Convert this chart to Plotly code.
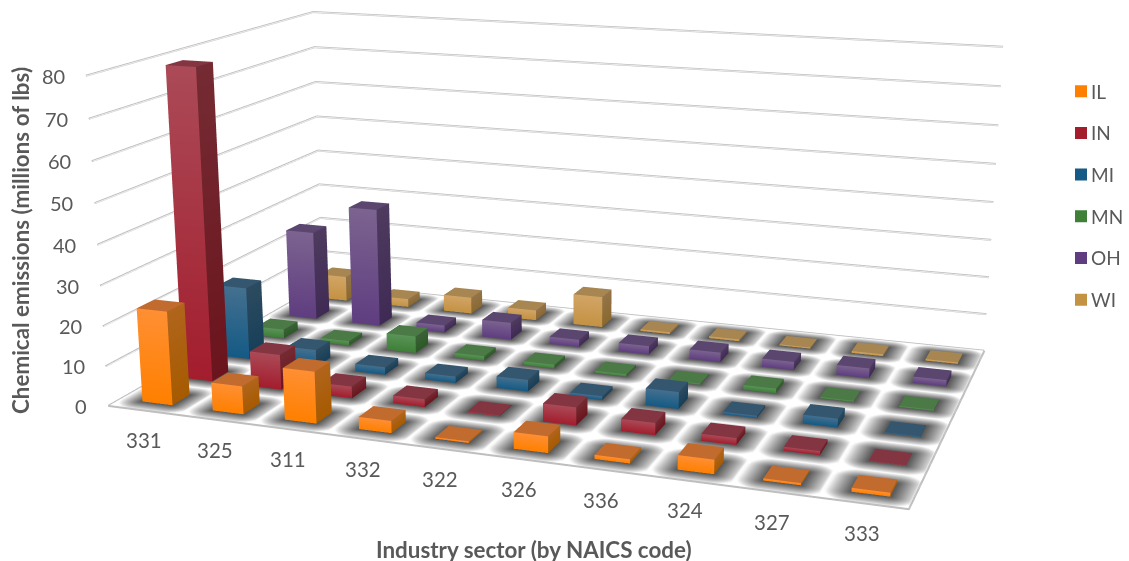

=-=-=

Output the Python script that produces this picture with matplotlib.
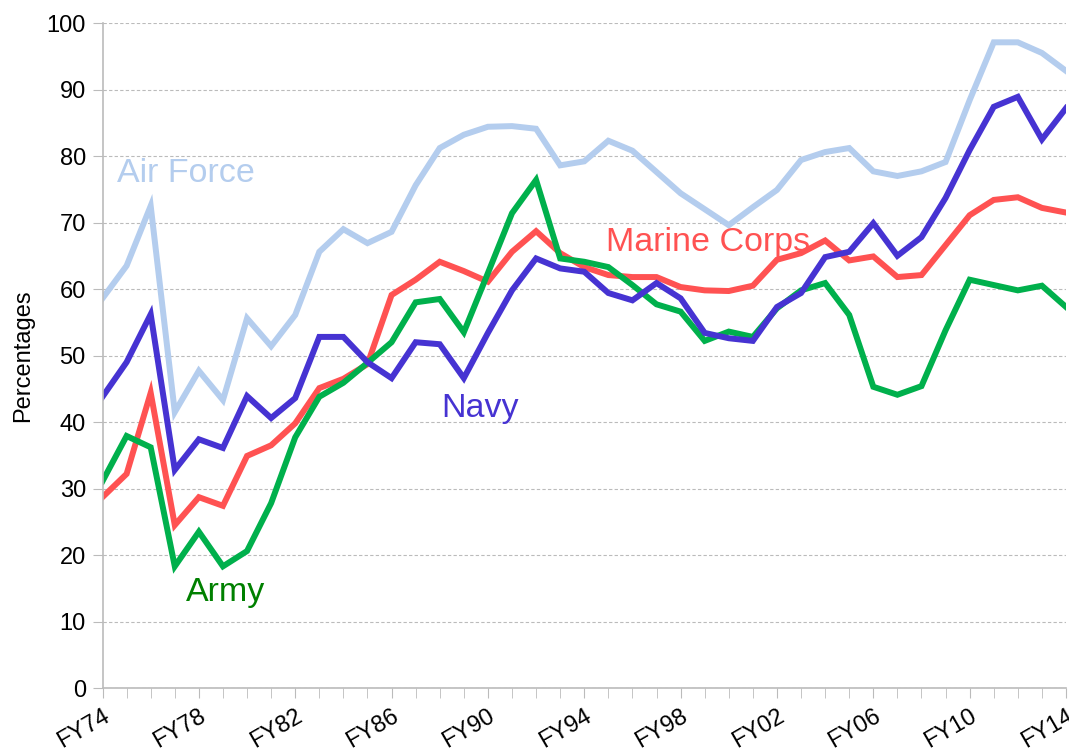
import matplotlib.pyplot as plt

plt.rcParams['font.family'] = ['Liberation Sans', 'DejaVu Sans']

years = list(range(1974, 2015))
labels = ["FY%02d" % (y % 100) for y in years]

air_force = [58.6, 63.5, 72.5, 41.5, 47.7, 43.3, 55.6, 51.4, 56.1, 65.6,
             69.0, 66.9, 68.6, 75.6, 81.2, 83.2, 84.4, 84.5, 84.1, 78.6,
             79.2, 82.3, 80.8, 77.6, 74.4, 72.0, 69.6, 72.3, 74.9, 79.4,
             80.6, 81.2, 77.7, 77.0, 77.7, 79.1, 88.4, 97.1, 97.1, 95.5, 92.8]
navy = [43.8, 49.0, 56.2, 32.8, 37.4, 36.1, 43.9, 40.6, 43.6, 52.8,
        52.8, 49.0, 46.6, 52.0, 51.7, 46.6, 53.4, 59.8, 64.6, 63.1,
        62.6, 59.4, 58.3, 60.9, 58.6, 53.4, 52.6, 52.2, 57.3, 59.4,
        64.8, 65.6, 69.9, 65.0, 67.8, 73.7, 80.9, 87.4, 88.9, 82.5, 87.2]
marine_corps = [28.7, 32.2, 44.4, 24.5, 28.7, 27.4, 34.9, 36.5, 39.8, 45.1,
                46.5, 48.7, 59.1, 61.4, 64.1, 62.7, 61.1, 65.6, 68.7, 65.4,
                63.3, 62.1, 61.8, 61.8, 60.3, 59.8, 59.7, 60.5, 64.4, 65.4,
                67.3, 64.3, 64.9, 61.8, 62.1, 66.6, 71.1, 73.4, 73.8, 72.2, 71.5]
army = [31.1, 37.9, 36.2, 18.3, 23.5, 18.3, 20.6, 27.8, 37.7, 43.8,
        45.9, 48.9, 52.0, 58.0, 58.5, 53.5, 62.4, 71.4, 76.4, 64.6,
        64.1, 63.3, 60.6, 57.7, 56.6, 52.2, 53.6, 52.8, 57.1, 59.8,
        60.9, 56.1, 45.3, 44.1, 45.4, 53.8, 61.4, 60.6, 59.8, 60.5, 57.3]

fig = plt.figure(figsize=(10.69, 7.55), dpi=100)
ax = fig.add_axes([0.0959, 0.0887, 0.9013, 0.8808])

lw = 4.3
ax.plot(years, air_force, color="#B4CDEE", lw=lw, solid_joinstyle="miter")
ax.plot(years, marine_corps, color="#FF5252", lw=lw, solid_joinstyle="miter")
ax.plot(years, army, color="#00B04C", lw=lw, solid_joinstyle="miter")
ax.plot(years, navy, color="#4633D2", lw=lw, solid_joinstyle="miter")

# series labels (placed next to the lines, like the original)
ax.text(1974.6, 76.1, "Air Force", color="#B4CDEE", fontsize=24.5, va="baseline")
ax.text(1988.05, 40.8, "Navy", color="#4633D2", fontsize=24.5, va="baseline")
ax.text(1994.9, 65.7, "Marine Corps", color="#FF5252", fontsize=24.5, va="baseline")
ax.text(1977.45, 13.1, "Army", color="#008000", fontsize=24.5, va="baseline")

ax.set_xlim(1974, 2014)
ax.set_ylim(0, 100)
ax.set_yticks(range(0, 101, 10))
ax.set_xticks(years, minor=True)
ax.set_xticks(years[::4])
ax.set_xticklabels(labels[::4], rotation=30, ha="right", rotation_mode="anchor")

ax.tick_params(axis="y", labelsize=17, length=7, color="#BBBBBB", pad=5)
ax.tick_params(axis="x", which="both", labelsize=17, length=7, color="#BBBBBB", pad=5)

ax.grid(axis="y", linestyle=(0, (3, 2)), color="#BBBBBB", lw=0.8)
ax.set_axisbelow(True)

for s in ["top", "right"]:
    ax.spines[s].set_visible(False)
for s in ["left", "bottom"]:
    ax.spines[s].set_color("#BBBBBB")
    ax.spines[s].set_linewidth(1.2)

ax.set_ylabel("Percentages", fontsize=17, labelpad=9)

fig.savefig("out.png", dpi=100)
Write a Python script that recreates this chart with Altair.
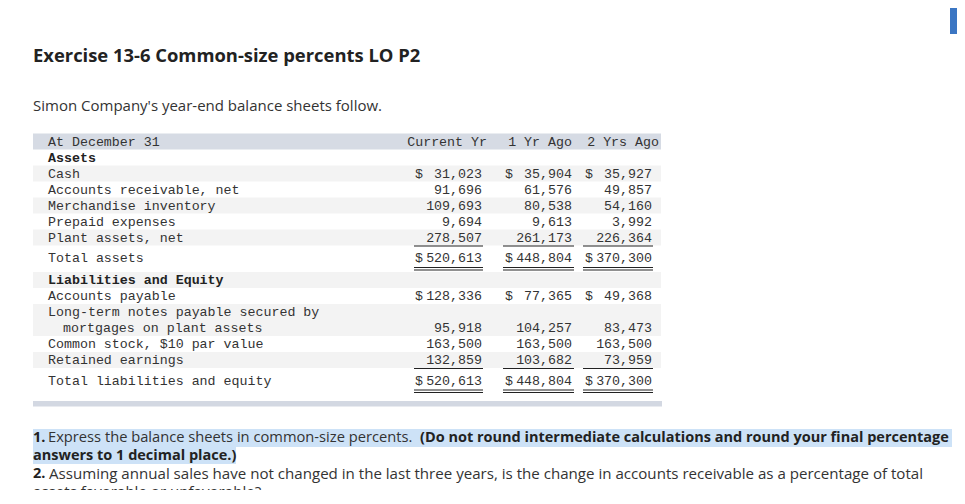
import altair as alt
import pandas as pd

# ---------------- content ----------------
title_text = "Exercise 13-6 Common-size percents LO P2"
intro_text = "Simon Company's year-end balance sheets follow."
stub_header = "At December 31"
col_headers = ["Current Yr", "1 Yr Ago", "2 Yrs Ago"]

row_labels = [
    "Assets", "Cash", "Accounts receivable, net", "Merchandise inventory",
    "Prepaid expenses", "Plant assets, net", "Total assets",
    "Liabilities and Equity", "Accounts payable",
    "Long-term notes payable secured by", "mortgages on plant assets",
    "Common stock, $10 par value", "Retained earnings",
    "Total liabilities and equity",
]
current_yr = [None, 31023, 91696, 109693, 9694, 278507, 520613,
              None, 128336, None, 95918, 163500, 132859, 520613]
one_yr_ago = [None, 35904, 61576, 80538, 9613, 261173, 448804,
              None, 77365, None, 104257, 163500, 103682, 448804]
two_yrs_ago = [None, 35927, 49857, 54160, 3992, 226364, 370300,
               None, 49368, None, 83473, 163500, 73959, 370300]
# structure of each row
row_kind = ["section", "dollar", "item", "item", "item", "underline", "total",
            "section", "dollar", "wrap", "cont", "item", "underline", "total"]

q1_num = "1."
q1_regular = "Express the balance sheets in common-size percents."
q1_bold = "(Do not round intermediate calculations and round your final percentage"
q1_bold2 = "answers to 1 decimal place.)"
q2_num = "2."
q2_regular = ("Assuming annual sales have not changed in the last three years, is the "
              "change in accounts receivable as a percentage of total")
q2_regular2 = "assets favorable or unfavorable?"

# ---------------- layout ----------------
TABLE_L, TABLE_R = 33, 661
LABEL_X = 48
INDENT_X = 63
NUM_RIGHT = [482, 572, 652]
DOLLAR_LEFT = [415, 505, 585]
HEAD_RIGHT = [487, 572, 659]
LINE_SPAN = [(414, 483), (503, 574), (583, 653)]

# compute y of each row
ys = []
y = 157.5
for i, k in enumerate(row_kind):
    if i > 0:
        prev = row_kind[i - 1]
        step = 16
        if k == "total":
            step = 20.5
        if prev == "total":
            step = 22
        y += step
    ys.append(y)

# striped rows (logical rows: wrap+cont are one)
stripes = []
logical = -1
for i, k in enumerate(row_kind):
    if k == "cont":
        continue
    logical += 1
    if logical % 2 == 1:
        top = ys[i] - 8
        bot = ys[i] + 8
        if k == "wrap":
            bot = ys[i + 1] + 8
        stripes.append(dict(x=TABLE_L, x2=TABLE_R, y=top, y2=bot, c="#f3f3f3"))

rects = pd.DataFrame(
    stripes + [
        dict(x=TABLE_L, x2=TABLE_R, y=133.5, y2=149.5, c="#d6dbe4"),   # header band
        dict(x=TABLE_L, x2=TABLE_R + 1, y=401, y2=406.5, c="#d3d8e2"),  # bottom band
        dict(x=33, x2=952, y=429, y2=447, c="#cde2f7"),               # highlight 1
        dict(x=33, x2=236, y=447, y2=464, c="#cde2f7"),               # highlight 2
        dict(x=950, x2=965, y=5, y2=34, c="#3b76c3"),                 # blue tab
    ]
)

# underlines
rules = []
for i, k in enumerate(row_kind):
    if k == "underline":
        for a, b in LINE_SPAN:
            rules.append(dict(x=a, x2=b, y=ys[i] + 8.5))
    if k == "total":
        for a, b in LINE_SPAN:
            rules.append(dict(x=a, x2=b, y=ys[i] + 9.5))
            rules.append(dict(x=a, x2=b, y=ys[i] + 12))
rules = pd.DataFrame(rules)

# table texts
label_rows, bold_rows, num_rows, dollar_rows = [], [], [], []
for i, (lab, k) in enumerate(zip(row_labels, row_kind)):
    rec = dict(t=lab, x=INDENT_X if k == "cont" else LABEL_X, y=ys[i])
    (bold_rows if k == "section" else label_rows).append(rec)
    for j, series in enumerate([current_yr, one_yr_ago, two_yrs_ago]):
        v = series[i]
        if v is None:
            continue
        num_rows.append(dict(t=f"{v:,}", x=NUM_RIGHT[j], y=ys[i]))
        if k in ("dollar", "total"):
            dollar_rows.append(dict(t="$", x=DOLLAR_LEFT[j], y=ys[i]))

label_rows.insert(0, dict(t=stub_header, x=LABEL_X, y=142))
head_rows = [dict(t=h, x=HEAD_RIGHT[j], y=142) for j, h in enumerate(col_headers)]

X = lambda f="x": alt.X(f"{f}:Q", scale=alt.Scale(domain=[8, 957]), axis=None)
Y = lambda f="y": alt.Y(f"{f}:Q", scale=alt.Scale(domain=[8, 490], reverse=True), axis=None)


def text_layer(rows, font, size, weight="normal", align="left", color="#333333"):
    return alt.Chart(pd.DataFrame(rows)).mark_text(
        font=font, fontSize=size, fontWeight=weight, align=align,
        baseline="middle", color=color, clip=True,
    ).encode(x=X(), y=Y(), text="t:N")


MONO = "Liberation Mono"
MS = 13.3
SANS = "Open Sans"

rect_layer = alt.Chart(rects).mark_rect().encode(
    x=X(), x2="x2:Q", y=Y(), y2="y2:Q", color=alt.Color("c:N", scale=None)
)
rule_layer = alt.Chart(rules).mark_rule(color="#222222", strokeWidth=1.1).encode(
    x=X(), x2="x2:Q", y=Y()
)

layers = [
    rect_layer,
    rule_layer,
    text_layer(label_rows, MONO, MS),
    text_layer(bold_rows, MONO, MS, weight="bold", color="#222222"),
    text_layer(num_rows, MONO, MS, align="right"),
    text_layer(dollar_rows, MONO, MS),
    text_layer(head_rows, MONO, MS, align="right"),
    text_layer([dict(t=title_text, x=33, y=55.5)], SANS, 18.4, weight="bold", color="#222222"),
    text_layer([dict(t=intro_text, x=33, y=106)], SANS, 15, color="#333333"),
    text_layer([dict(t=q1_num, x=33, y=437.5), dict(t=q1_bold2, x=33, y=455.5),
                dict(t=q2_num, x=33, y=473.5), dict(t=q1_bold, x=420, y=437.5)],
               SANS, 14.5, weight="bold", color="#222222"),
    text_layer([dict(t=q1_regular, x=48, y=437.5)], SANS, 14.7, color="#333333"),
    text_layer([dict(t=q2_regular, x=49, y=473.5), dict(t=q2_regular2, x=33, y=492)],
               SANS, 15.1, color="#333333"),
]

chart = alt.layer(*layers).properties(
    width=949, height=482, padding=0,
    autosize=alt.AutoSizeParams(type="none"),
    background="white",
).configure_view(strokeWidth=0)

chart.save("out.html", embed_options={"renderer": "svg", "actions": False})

=-=-=

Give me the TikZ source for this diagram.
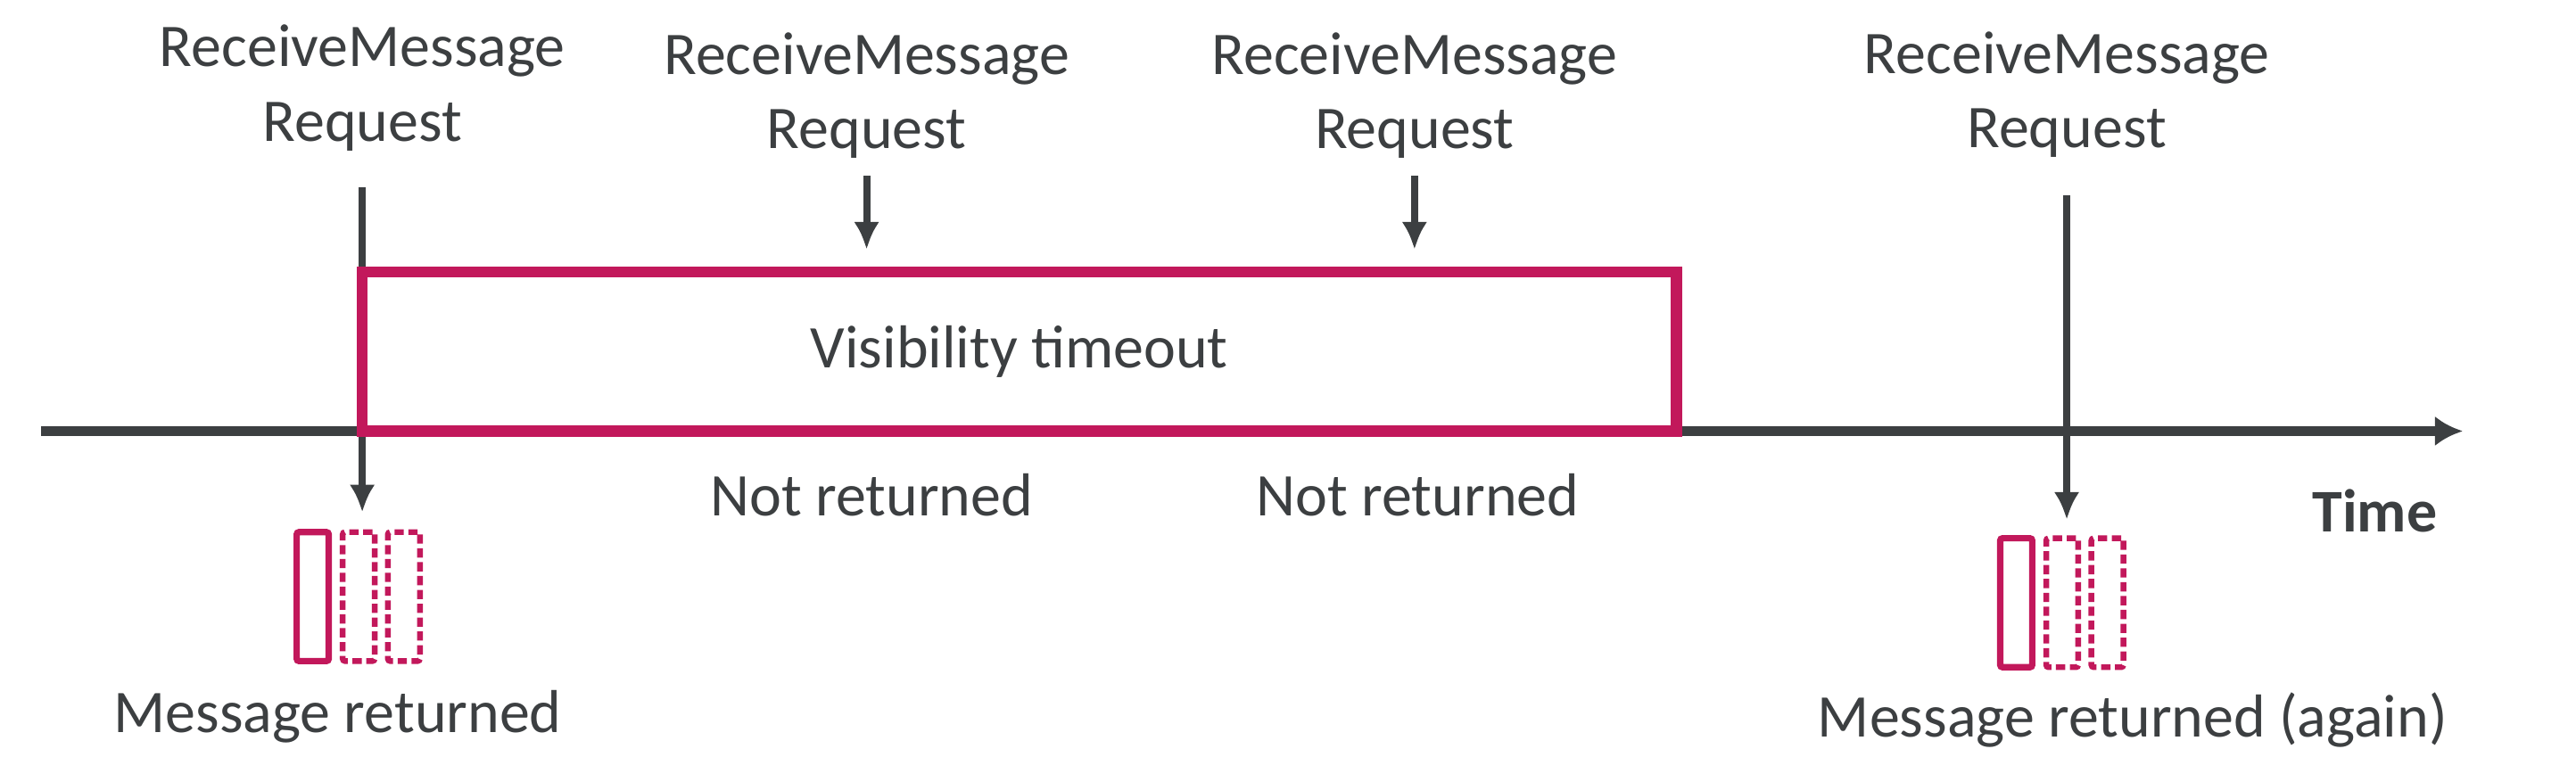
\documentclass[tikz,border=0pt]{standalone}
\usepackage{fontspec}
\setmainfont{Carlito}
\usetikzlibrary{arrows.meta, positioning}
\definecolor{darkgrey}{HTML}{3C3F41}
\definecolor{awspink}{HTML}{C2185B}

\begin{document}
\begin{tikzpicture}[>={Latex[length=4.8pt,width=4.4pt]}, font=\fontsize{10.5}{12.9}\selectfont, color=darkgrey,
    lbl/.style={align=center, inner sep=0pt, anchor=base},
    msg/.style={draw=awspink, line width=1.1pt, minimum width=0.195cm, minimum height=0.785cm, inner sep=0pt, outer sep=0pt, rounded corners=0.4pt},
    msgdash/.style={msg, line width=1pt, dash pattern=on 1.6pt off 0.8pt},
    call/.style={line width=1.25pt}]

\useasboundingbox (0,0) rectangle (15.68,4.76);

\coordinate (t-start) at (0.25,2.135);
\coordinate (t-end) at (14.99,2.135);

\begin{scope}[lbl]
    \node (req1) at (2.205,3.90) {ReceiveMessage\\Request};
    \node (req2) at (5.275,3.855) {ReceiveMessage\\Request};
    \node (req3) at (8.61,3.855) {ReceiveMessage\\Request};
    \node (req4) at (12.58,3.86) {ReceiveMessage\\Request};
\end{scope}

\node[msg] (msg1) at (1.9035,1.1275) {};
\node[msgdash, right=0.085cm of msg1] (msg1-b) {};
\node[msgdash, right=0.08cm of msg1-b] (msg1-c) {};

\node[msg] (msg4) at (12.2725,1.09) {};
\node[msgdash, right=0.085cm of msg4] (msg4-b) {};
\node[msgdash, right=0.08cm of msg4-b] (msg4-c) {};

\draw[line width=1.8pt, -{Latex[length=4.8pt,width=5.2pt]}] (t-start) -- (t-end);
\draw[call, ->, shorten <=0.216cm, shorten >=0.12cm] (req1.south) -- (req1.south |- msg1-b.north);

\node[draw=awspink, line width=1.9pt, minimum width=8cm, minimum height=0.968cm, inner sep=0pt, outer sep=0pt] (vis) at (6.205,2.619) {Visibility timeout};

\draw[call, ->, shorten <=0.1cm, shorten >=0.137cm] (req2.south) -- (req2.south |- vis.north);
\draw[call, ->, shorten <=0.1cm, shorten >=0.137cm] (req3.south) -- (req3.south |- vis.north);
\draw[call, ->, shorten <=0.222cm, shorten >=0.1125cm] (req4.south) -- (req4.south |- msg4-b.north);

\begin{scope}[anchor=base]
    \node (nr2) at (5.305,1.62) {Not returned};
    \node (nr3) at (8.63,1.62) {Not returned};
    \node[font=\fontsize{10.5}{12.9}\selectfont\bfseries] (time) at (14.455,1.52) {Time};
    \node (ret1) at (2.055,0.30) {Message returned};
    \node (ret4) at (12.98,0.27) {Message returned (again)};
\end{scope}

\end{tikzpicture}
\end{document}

=-=-=

> _Written problem_
Using the listing, collect all lines in which the string "this" is found.

> _Complete output_
Convert this chart to Plotly code.
Output the Python script that produces this picture with matplotlib.
Write a Python script that recreates this chart with Altair.
Give me the TikZ source for this diagram.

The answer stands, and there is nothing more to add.